Reviewing curriculum for excellence will be difficult


"A MAJOR review of the implementation of Scotland's troubled new curriculum is hamstrung by a lack of vital school information, experts have warned."

"The Royal Society of Edinburgh said a forthcoming investigation into the Curriculum for Excellence (CfE) would find it impossible to draw "valid conclusions" about any impact of the reforms."

"A report by the society's education committee said the problem had arisen because no proper baseline assessments had been done before the introduction of CfE, while the Scottish Government has also withdrawn from a number of international educational surveys which benchmark quality."

"The warning comes after ministers announced in September last year that experts from the Organisation for Economic Co-operation and Development (OECD) would be called in to evaluate the controversial reforms of what is taught in schools."

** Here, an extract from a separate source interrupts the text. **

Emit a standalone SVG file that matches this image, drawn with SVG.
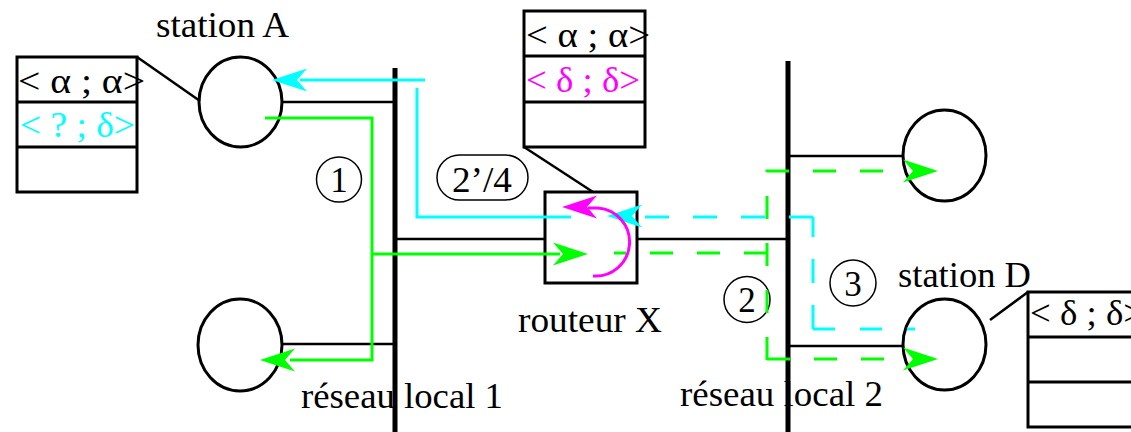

"The Paris-based, set up to improve the economic and social well-being of people around the world, is due to report in December 2015."

"A report by the society's education committee states: "The absence of a systematic programme of independent evaluation of CfE has been a long-standing and key concern of the education committee."

"Without high quality evaluation, not only do we not know what is going well and what is not, but we have no way of developing a proper understanding or an ability to plan so that improvements can be made."

"It is our understanding that the OECD review will not undertake an in-depth evaluation of the impact of CfE. Rather, it will adopt a broader, forward-looking perspective on how the CfE reforms are being implemented, making recommendations it deems to be appropriate."

http://www.heraldscotland.com/news/education/review-of-scotlands-new-curriculum-undermined-by-lack-of-evidence.114963692

How does this compare with the recent announcement that Scotland could become a global pioneer by making its curriculum the first to be continually updated ?  If progress is difficult to evaluate because no proper baseline assessments had been done before commencing CfE, then constantly changing the curriculum in the absence of evaluation seems a careless decision.